### [Exercise goal]
Return only the lines between the line holding "Write a Python" and the line holding "import pandas as pd", the two boundary lines included, exactly as they appear.

### [Supplied records]
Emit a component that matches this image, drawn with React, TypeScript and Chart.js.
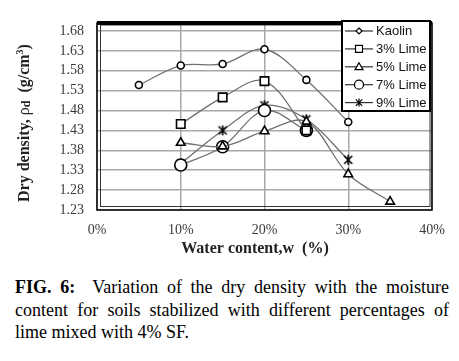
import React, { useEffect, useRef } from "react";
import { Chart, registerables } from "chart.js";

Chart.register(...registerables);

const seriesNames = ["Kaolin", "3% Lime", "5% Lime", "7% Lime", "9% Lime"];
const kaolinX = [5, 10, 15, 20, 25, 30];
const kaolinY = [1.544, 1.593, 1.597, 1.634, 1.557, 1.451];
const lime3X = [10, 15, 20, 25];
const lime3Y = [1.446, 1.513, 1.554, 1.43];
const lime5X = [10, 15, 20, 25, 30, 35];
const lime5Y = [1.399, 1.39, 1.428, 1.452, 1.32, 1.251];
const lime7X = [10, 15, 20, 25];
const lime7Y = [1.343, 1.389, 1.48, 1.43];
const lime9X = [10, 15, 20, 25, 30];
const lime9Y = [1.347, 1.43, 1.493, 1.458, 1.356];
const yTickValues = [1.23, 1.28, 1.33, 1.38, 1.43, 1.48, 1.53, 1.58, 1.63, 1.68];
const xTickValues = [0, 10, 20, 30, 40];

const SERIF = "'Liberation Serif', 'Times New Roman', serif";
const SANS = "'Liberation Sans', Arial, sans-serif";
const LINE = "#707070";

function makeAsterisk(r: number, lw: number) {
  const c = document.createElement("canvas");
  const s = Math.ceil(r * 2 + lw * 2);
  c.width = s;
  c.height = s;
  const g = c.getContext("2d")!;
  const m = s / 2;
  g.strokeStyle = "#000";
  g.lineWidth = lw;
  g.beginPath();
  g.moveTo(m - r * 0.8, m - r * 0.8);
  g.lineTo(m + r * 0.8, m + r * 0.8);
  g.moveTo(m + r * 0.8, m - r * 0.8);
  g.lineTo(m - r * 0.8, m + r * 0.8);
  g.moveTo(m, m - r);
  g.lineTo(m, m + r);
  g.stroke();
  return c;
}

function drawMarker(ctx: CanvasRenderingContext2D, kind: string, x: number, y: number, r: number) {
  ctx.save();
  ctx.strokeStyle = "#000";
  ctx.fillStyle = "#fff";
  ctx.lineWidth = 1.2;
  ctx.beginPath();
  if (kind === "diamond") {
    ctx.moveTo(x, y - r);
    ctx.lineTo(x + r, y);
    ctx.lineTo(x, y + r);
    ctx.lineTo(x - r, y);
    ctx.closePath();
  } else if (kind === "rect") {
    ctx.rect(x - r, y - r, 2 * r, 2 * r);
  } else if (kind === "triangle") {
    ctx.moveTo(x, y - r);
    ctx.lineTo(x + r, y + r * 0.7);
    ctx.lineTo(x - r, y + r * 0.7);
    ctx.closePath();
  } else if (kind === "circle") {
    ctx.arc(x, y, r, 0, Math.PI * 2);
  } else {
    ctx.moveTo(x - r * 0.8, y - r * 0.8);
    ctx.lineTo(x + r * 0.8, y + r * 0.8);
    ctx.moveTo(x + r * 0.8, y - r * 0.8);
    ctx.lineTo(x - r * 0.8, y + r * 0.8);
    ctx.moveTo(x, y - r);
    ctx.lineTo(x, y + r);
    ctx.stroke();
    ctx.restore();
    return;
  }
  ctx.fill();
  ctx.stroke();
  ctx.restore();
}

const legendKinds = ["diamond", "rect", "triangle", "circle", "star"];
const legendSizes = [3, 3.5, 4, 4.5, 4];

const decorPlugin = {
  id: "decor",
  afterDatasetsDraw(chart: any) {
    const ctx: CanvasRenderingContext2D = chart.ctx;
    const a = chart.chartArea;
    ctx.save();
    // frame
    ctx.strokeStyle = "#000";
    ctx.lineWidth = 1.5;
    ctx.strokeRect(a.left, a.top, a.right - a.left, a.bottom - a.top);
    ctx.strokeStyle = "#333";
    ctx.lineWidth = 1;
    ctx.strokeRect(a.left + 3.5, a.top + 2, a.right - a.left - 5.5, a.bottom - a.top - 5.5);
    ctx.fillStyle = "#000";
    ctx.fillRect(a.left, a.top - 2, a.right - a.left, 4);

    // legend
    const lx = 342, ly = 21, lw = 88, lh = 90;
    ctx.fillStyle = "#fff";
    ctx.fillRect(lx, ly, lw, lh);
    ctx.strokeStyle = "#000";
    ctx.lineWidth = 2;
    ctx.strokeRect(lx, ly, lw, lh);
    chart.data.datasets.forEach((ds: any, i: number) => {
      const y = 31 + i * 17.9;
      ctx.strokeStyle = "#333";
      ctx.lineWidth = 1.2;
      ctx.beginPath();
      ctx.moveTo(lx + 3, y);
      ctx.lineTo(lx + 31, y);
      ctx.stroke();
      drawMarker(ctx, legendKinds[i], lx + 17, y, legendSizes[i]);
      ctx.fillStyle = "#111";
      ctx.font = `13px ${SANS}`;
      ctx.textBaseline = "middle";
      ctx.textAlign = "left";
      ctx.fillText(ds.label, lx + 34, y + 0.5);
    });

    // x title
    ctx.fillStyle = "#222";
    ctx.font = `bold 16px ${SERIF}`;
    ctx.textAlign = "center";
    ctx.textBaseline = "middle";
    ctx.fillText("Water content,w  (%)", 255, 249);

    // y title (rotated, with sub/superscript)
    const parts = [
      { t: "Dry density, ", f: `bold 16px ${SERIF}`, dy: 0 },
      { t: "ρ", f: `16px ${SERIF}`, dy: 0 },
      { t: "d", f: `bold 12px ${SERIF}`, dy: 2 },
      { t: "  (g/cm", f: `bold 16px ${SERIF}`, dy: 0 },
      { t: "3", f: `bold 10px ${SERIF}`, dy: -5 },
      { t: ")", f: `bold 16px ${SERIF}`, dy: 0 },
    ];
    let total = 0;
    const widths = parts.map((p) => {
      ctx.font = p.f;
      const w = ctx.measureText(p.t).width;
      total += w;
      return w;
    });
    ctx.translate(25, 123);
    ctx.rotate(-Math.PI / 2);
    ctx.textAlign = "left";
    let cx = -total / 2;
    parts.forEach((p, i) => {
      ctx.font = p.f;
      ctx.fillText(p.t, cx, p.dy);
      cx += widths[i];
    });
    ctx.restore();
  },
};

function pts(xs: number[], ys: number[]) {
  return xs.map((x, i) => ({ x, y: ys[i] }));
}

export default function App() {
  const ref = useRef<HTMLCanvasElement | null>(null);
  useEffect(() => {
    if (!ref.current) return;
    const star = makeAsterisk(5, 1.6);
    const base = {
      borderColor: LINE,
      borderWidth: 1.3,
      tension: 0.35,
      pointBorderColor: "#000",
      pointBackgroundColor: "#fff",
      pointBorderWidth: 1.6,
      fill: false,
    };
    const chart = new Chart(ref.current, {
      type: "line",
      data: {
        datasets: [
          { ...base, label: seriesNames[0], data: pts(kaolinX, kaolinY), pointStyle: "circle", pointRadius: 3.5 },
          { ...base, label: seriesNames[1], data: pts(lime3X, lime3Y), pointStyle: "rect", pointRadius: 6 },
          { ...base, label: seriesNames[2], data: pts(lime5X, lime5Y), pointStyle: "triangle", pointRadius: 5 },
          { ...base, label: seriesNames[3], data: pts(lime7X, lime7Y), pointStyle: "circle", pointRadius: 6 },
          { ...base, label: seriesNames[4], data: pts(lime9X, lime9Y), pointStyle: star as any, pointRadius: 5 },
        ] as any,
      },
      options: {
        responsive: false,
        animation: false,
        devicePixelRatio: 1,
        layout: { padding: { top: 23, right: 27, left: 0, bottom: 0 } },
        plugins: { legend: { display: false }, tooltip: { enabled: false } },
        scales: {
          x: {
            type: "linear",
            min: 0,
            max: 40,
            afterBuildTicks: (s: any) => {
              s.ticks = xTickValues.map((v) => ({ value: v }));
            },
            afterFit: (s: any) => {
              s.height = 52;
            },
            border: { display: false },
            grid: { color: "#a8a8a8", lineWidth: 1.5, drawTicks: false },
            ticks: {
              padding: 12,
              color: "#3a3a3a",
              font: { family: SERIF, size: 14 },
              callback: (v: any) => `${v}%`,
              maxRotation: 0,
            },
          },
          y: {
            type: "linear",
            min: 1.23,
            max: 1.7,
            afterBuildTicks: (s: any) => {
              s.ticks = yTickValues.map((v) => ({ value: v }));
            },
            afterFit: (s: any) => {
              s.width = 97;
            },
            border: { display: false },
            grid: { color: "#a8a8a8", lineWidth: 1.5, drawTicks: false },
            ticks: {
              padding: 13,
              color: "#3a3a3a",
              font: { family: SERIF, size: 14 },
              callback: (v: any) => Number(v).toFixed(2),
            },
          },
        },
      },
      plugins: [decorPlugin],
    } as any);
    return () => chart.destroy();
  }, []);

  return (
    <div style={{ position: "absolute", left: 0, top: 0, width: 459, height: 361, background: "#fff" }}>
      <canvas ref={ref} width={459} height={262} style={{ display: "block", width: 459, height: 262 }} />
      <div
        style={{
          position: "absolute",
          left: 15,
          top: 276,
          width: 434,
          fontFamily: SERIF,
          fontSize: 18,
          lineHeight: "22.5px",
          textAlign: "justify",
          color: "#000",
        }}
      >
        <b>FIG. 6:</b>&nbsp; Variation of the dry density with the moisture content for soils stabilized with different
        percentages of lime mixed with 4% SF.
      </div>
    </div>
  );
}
==
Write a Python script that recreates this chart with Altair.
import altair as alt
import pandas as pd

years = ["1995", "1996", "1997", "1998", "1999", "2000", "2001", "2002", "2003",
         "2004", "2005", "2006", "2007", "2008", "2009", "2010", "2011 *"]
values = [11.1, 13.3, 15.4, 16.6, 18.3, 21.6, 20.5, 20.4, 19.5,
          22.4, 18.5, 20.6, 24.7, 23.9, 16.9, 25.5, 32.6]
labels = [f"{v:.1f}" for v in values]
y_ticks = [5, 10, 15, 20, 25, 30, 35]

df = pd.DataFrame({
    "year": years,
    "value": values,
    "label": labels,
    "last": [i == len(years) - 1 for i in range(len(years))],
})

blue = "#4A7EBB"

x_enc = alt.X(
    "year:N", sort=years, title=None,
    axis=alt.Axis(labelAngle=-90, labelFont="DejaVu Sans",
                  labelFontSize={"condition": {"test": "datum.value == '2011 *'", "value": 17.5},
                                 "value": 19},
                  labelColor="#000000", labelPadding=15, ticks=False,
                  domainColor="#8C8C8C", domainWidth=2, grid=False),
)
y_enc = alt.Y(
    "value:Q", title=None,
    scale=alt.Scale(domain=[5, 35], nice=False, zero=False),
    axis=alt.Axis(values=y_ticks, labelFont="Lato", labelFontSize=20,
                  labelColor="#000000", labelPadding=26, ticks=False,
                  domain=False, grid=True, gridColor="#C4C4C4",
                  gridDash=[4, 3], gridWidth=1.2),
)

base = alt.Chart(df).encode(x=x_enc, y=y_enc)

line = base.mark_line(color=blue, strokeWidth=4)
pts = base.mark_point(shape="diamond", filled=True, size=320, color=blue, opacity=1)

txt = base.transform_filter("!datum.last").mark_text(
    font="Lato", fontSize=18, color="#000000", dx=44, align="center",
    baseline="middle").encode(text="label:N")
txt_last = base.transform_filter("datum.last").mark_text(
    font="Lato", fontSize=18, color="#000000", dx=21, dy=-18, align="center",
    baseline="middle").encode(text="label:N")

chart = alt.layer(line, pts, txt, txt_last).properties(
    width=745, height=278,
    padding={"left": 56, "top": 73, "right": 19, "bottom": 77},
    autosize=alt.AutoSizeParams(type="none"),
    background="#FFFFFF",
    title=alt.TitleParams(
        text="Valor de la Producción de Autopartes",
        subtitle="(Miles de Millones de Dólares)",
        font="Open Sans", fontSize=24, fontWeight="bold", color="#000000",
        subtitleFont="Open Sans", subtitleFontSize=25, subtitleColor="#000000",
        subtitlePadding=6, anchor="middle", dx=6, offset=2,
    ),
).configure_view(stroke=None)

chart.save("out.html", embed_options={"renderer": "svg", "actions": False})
---
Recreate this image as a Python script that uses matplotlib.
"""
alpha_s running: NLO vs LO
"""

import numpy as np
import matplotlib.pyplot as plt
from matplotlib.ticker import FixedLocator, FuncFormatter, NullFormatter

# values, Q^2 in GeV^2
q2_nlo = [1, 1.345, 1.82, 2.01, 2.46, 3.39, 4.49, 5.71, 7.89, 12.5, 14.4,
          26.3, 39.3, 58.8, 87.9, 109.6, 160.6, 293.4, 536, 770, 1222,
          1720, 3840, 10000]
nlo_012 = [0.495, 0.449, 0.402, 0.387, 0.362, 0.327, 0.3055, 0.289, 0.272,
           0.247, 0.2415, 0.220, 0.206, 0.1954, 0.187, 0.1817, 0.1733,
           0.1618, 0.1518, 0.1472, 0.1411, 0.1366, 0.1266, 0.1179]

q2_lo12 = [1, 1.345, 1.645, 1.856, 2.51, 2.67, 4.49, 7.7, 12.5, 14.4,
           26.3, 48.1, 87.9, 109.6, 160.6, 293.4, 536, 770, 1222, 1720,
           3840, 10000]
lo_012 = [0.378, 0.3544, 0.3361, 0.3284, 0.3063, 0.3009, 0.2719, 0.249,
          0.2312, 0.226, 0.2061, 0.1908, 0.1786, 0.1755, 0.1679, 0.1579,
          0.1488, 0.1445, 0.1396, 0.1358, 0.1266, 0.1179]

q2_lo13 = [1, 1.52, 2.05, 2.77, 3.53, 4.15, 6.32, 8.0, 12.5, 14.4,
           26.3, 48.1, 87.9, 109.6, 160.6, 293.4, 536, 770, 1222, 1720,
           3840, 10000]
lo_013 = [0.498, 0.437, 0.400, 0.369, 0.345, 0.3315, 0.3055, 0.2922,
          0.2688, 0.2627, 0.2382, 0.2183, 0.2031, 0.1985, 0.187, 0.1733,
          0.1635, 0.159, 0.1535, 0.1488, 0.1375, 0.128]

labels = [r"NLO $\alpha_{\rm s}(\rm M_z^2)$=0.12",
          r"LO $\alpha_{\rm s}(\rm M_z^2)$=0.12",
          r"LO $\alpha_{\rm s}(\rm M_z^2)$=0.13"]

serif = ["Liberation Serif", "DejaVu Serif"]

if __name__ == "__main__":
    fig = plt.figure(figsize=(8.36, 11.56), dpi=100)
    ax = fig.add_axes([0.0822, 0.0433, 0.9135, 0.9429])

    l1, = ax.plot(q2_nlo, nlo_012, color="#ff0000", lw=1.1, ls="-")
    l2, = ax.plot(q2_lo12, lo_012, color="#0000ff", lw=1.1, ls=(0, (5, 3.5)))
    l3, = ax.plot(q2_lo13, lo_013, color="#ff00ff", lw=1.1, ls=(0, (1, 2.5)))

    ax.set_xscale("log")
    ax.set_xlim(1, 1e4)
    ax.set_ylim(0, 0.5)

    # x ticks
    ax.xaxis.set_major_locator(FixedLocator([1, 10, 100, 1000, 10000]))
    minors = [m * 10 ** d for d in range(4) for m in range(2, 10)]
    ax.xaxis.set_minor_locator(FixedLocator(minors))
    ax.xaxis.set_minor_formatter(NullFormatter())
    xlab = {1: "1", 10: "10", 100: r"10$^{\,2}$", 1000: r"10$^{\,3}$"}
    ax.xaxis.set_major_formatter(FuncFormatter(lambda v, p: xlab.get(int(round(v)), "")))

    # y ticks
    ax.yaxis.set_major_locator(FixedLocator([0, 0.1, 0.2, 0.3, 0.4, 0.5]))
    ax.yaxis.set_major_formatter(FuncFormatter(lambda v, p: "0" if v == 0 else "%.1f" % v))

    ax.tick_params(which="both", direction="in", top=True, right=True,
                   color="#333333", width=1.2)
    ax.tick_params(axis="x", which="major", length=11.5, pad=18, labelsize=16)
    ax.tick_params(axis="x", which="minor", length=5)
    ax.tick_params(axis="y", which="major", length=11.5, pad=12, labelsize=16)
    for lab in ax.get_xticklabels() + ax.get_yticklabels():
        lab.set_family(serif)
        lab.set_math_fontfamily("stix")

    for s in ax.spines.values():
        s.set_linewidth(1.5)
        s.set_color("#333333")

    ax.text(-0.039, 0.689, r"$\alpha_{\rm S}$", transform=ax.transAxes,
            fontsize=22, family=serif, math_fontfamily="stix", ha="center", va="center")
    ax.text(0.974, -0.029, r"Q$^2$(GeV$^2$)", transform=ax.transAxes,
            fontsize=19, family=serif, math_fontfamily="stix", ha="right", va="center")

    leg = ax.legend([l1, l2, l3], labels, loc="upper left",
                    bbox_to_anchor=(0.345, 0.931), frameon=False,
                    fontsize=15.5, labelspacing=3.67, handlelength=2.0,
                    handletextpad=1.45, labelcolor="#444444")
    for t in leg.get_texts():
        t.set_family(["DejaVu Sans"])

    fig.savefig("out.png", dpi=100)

### [Right answer]
Write a Python script that recreates this chart with Altair.
import altair as alt
import pandas as pd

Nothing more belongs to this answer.